Automation goes beyond just speeding up processes - it lays the foundation for reliable, compliant pipelines that can scale effectively. Whether it's provisioning ephemeral databases in Docker containers or generating synthetic datasets for edge-case testing, the advantages are clear. Shifting from manual to automated, self-service test data management represents a transformative step in software delivery, enabling faster releases with improved quality.

FAQs

When should we use synthetic data vs masking?

Synthetic data is a great option for generating realistic, artificial datasets without depending on actual data. It’s particularly well-suited for machine learning, analytics, and privacy-focused testing, especially in environments with strict privacy regulations.

On the other hand, masking is ideal for maintaining the structure of real data while hiding sensitive information.
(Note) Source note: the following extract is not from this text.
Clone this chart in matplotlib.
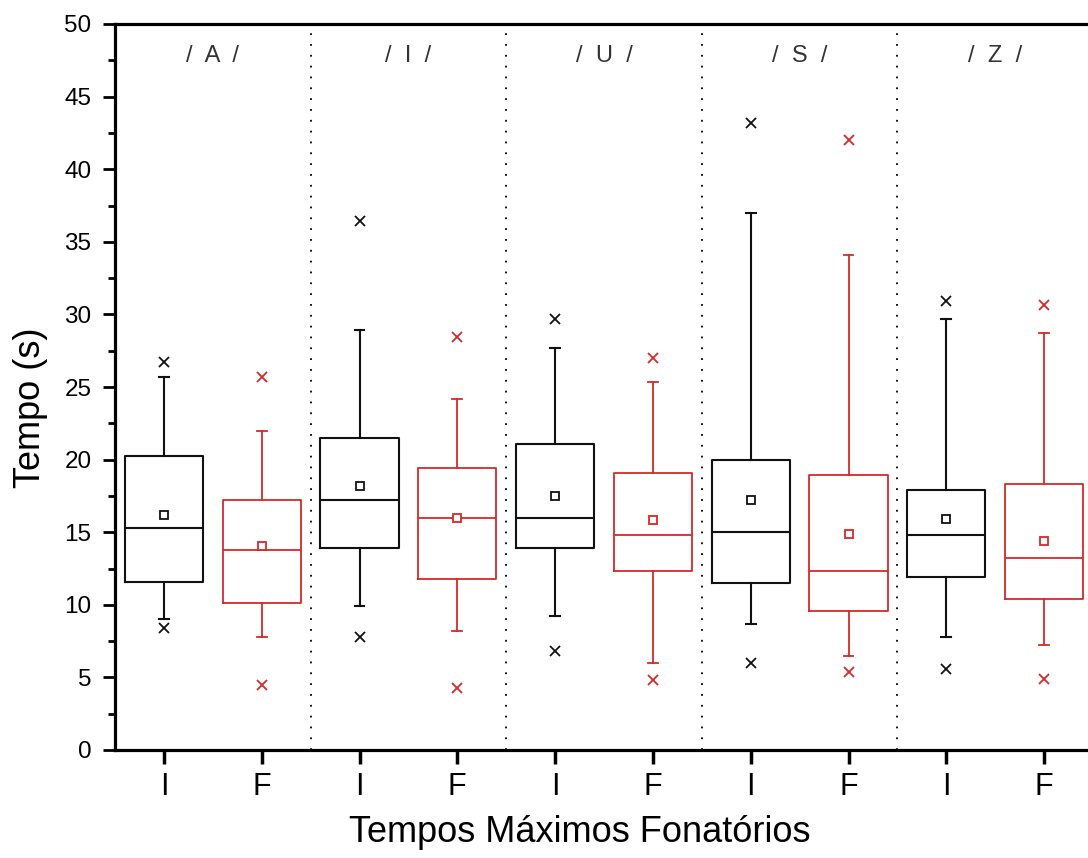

This approach works well for legacy systems and staging environments. However, it’s limited to existing data patterns and doesn’t provide the same level of privacy as synthetic data.

How do we stop test data causing flaky CI runs?

To keep test data from disrupting your CI runs, it's essential to automate its cleanup and management. Clearing out outdated or conflicting data after each test ensures a stable and consistent environment. Techniques like data masking, subsetting, and secure provisioning can prevent conflicts and data build-up, which are common culprits behind unreliable test results. By adopting these methods, you can maintain a dependable and predictable CI/CD pipeline.

What’s the quickest way to add test data as code?

The quickest way to include test data as code in a CI/CD pipeline is through automated data generation or seeding using APIs or scripts. For instance, you can populate a database with test data in a single step via an API call, seamlessly integrating it into the pipeline. Another option is to use model-based tools, which let you define data structures and formats. These tools can generate and deploy test data directly, cutting down on manual work significantly.